Globalization and so-called "Free Trade" have indeed helped in the development of commercial riches of elites. However, we often fail to understand that unregulated capitalism, which allows certain kind of so-called "Free Trade", often results in problems for the masses. The working class seldom benefits from these "Free Trade" Agreements and they are mainly designed to protect the interests of the capitalists.
The so-called Free Trade agreements, which have been signed between Canada and the US, have turned out to be counter-productive to Canada's rankings in the Untied Nations Human Development Index. These agreements have, in fact, destroyed the ability of the Canadians, to be the ‘master of our own house’.
As a result of these trade agreements, many people have been rendered jobless and homeless in Canada. An article posted by Michael laxer in rabble.ca states,:
“A factory in business from just after the Second World War, producing baked goods in a west-end Toronto community since 1948, that is now due to be closed. Over 500 well-paying jobs to be lost.”

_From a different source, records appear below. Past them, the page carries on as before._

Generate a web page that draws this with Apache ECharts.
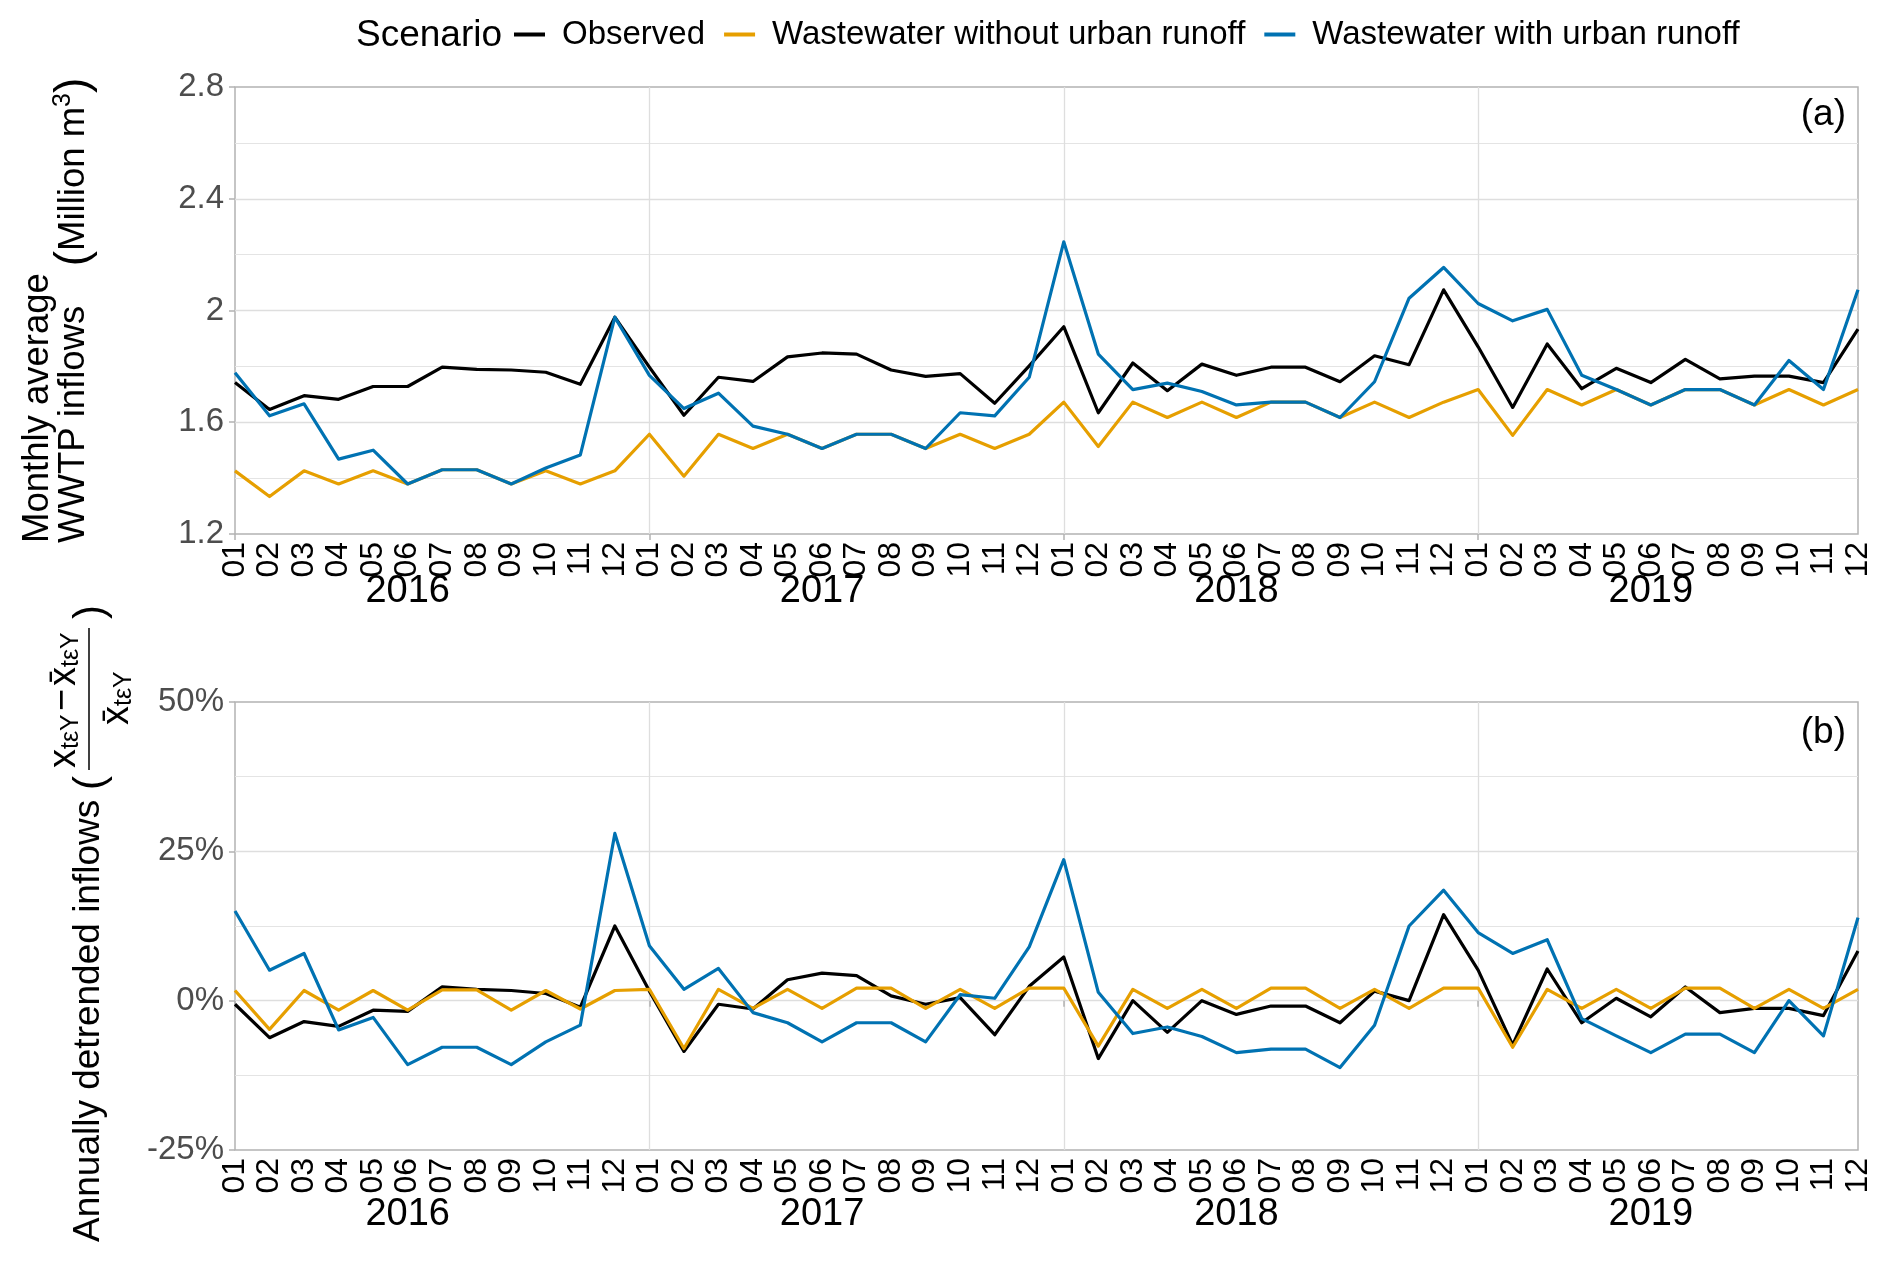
<!DOCTYPE html>
<html>
<head>
<meta charset="utf-8">
<script src="https://cdn.jsdelivr.net/npm/echarts@6/dist/echarts.min.js"></script>
<style>
html,body{margin:0;padding:0;background:#ffffff;}
#chart{width:1892px;height:1261px;}
</style>
</head>
<body>
<div id="chart"></div>
<script>
// ---------- data ----------
const years = ['2016', '2017', '2018', '2019'];
const months = ['01', '02', '03', '04', '05', '06', '07', '08', '09', '10', '11', '12'];
const seriesNames = ['Observed', 'Wastewater without urban runoff', 'Wastewater with urban runoff'];

// Panel (a): monthly average WWTP inflows (million m3)
const observedA = [
  1.742, 1.646, 1.695, 1.682, 1.728, 1.728, 1.797, 1.789, 1.787, 1.779, 1.736, 1.976,
  1.797, 1.625, 1.761, 1.746, 1.834, 1.848, 1.844, 1.787, 1.764, 1.774, 1.668, 1.802,
  1.942, 1.634, 1.812, 1.713, 1.808, 1.768, 1.797, 1.797, 1.745, 1.838, 1.806, 2.074,
  1.870, 1.653, 1.880, 1.720, 1.793, 1.742, 1.825, 1.755, 1.765, 1.765, 1.742, 1.933
];
const withoutRunoffA = [
  1.426, 1.334, 1.426, 1.379, 1.426, 1.379, 1.430, 1.430, 1.379, 1.426, 1.379, 1.426,
  1.557, 1.407, 1.557, 1.506, 1.557, 1.506, 1.557, 1.557, 1.506, 1.557, 1.506, 1.557,
  1.672, 1.513, 1.672, 1.617, 1.672, 1.617, 1.672, 1.672, 1.617, 1.672, 1.617, 1.672,
  1.717, 1.553, 1.717, 1.662, 1.717, 1.662, 1.717, 1.717, 1.662, 1.717, 1.662, 1.717
];
const withRunoffA = [
  1.777, 1.623, 1.666, 1.468, 1.500, 1.379, 1.430, 1.430, 1.379, 1.436, 1.483, 1.976,
  1.768, 1.649, 1.704, 1.586, 1.557, 1.506, 1.557, 1.557, 1.506, 1.634, 1.623, 1.761,
  2.246, 1.844, 1.717, 1.740, 1.710, 1.662, 1.672, 1.672, 1.617, 1.745, 2.044, 2.154,
  2.025, 1.963, 2.004, 1.768, 1.717, 1.662, 1.717, 1.717, 1.662, 1.821, 1.717, 2.074
];

// Panel (b): annually detrended inflows (%)
const observedB = [
  -0.6, -6.2, -3.5, -4.3, -1.6, -1.8, 2.3, 1.9, 1.7, 1.2, -1.1, 12.5,
  1.6, -8.5, -0.6, -1.4, 3.5, 4.6, 4.2, 0.8, -0.6, 0.5, -5.7, 2.4,
  7.3, -9.7, 0.0, -5.3, 0.0, -2.3, -0.9, -0.9, -3.7, 1.6, 0.0, 14.4,
  5.1, -7.4, 5.3, -3.7, 0.4, -2.7, 2.3, -2.0, -1.3, -1.3, -2.5, 8.3
];
const withoutRunoffB = [
  1.7, -4.8, 1.7, -1.6, 1.7, -1.6, 1.8, 1.8, -1.6, 1.7, -1.4, 1.7,
  1.9, -8.0, 1.9, -1.3, 1.9, -1.3, 2.1, 2.1, -1.3, 1.9, -1.3, 2.1,
  2.1, -7.6, 1.9, -1.3, 1.9, -1.3, 2.1, 2.1, -1.3, 1.9, -1.3, 2.1,
  2.1, -7.8, 1.9, -1.3, 1.9, -1.3, 2.1, 2.1, -1.3, 1.9, -1.3, 1.9
];
const withRunoffB = [
  15.0, 5.1, 7.9, -4.9, -2.8, -10.7, -7.8, -7.8, -10.7, -6.9, -4.1, 28.0,
  9.2, 1.9, 5.4, -2.0, -3.7, -6.9, -3.7, -3.7, -6.9, 1.0, 0.4, 9.0,
  23.6, 1.4, -5.5, -4.4, -6.0, -8.7, -8.1, -8.1, -11.2, -4.1, 12.5, 18.5,
  11.4, 7.9, 10.2, -3.0, -5.9, -8.7, -5.6, -5.6, -8.7, 0.0, -5.9, 13.9
];

// ---------- styling ----------
const FONT = "'Liberation Sans', Arial, Helvetica, sans-serif";
const COLORS = ['#000000', '#E69F00', '#0072B2'];
const BORDER = '#B3B3B3';
const GRID_MAJOR = '#DEDEDE';
const GRID_MINOR = '#E4E4E4';

const categories = [];
years.forEach(function (y) { months.forEach(function (m) { categories.push(y + '-' + m); }); });

function monthAxis(gridIndex) {
  return {
    type: 'category', gridIndex: gridIndex, data: categories, boundaryGap: false,
    axisLine: { show: false },
    axisTick: { show: true, interval: function (i) { return i % 12 === 0; }, length: 6,
      lineStyle: { color: BORDER, width: 1.5 } },
    axisLabel: { interval: 0, rotate: 90, margin: 8, fontSize: 32, color: '#000', fontFamily: FONT,
      formatter: function (v) { return v.slice(5); } },
    splitLine: { show: true, interval: function (i) { return i % 12 === 0 && i > 0; },
      lineStyle: { color: GRID_MAJOR, width: 1.3 } }
  };
}
function yearAxis(gridIndex, offset) {
  return {
    type: 'category', gridIndex: gridIndex, data: categories, boundaryGap: false,
    position: 'bottom', offset: offset,
    axisLine: { show: false }, axisTick: { show: false }, splitLine: { show: false },
    axisLabel: { interval: 0, margin: 8, fontSize: 38, color: '#000', fontFamily: FONT,
      formatter: function (v, i) { return (i % 12 === 5) ? v.slice(0, 4) : ''; } }
  };
}
function valueAxis(gridIndex, min, max, interval, fmt) {
  return {
    type: 'value', gridIndex: gridIndex, min: min, max: max, interval: interval,
    axisLine: { show: false },
    axisTick: { show: true, length: 6, lineStyle: { color: BORDER, width: 1.5 } },
    axisLabel: { fontSize: 33, color: '#4D4D4D', margin: 11, fontFamily: FONT, formatter: fmt },
    splitLine: { show: true, showMinLine: false, showMaxLine: false,
      lineStyle: { color: GRID_MAJOR, width: 1.3 } },
    minorTick: { show: false, splitNumber: 2 },
    minorSplitLine: { show: true, lineStyle: { color: GRID_MINOR, width: 1.1 } }
  };
}
function lineSeries(name, xi, yi, data, color, z) {
  return {
    name: name, type: 'line', xAxisIndex: xi, yAxisIndex: yi, data: data,
    symbol: 'none', showSymbol: false, color: color, z: z,
    lineStyle: { width: 3.2, color: color, join: 'round' },
    emphasis: { disabled: true }
  };
}
function rotText(x, y, text, size, align) {
  return { type: 'text', x: x, y: y, rotation: Math.PI / 2,
    style: { text: text, fill: '#000', fontSize: size, fontFamily: FONT,
      textAlign: align, align: align, textVerticalAlign: 'middle', verticalAlign: 'middle' } };
}
function plainText(x, y, text, size, align) {
  return { type: 'text', x: x, y: y,
    style: { text: text, fill: '#000', fontSize: size, fontFamily: FONT,
      textAlign: align, align: align, textVerticalAlign: 'middle', verticalAlign: 'middle' } };
}

const chart = echarts.init(document.getElementById('chart'), null, { renderer: 'canvas' });

const option = {
  backgroundColor: '#ffffff',
  animation: false,
  textStyle: { fontFamily: FONT },
  legend: {
    left: 514, top: 18, padding: 0, orient: 'horizontal', icon: 'rect',
    itemWidth: 31, itemHeight: 4, itemGap: 19, selectedMode: false,
    data: seriesNames,
    formatter: '{t|{name}}',
    textStyle: { color: '#000', fontSize: 33, fontFamily: FONT,
      rich: { t: { color: '#000', fontSize: 33, fontFamily: FONT, padding: [0, 0, 0, 12] } } }
  },
  grid: [
    { left: 235, top: 87, width: 1623, height: 447, show: true, borderColor: BORDER, borderWidth: 1.5,
      backgroundColor: 'transparent', outerBoundsMode: 'none', containLabel: false },
    { left: 235, top: 702, width: 1623, height: 448, show: true, borderColor: BORDER, borderWidth: 1.5,
      backgroundColor: 'transparent', outerBoundsMode: 'none', containLabel: false }
  ],
  xAxis: [ monthAxis(0), yearAxis(0, 31), monthAxis(1), yearAxis(1, 38) ],
  yAxis: [
    valueAxis(0, 1.2, 2.8, 0.4, function (v) { return String(Math.round(v * 10) / 10); }),
    valueAxis(1, -25, 50, 25, function (v) { return Math.round(v) + '%'; })
  ],
  series: [
    lineSeries(seriesNames[0], 0, 0, observedA, COLORS[0], 3),
    lineSeries(seriesNames[1], 0, 0, withoutRunoffA, COLORS[1], 4),
    lineSeries(seriesNames[2], 0, 0, withRunoffA, COLORS[2], 5),
    lineSeries(seriesNames[0], 2, 1, observedB, COLORS[0], 3),
    lineSeries(seriesNames[1], 2, 1, withoutRunoffB, COLORS[1], 4),
    lineSeries(seriesNames[2], 2, 1, withRunoffB, COLORS[2], 5)
  ],
  graphic: [
    plainText(356, 36, 'Scenario', 37, 'left'),
    plainText(1846, 115, '(a)', 37, 'right'),
    plainText(1846, 733, '(b)', 37, 'right'),
    // panel (a) y title
    rotText(38, 543, 'Monthly average', 36.5, 'left'),
    rotText(74, 543, 'WWTP inflows', 36.5, 'left'),
    { type: 'text', x: 74, y: 172, rotation: Math.PI / 2,
      style: { text: '{p|(}{t|Million m}{s|3}{p|)}', fill: '#000', fontFamily: FONT,
        textAlign: 'center', align: 'center', textVerticalAlign: 'middle', verticalAlign: 'middle',
        rich: {
          p: { fontSize: 46, fontFamily: FONT, fill: '#000', color: '#000' },
          t: { fontSize: 36.5, fontFamily: FONT, fill: '#000', color: '#000' },
          s: { fontSize: 25, fontFamily: FONT, fill: '#000', color: '#000', verticalAlign: 'top', lineHeight: 16 }
        } } },
    // panel (b) y title
    rotText(89, 1242, 'Annually detrended inflows', 37, 'left'),
    { type: 'group', x: 91, y: 698, rotation: Math.PI / 2, children: [
      plainText(-85, 0, '(', 42, 'center'),
      plainText(86, 0, ')', 42, 'center'),
      { type: 'line', shape: { x1: -72, y1: -2, x2: 70, y2: -2 }, style: { stroke: '#000', lineWidth: 1.5 } },
      plainText(-70, -26, 'x', 38, 'left'),
      plainText(-51, -20, 'tεY', 25, 'left'),
      plainText(-13, -27, '\u2212', 38, 'left'),
      plainText(12, -26, 'x\u0304', 38, 'left'),
      plainText(31, -20, 'tεY', 25, 'left'),
      plainText(-27, 27, 'x\u0304', 38, 'left'),
      plainText(-8, 33, 'tεY', 25, 'left')
    ] }
  ]
};
chart.setOption(option);
</script>
</body>
</html>
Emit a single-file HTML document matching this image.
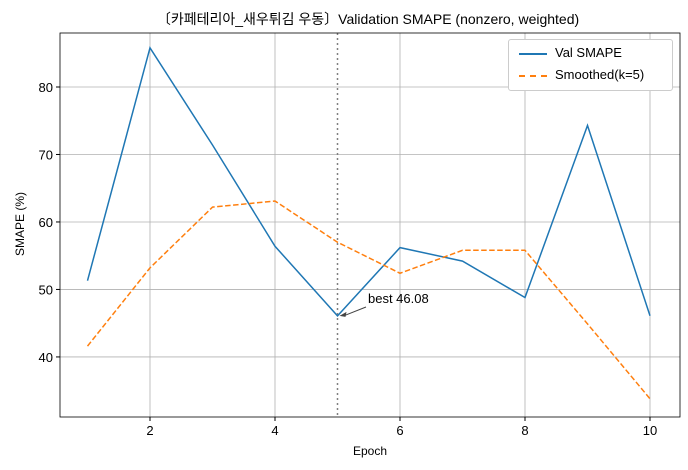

“While the closure has been extensively reported on, the fact that it is occurring after a Mitt Romney/ Bain Capital-like takeover has been less discussed.”
"Mondelez Canada, who became owners of the factory after the North American split of Kraft Foods Inc. operations earlier this month, made the closure announcement Thursday afternoon to workers."
It is believed that the site of the closed factory will be used to develop high rise condos. The decision to close the factory and vacate the plot for developing condos is quite cynical. According to a market research done by the Globe and Mail,
"Sales of new condos fell to 3,317 in the latest quarter, the research firm said. In the first nine months of the year, sales slipped to 14,156, and are on track to close out the year with a 35-per-cent decline from last year’s record level of 28,190."
Which makes us wonder, who will buy these condos? Also, what will happen to those people who have lost their jobs due to the closure of the factory?
South Etobicoke had a strong industrial economy just a generation ago. Its economy was based on massive unionized factories such as Crown Cork, Goodyear Tire Factory and Seal. The communities living in the region were self sustained.
However, these factories were all closed in the early 80’s and 90’s due to the demand of the ‘booming’ real estate sector. The industrial economy collapsed and today, South Etobicoke transformed into an infamous district, known as a hub of drug abuse and prostitution. The abandoned storefronts symbolize the downfall of this region.
In the article posted in rabble.ca, Michael laxer states that,
“I remember, as a young man, working security as they closed out Crown Cork and Seal. Going around the empty plant, seeing the empty train stalls and the deconstructed assembly lines. Row after row of empty lockers of the workers who had lost their jobs.”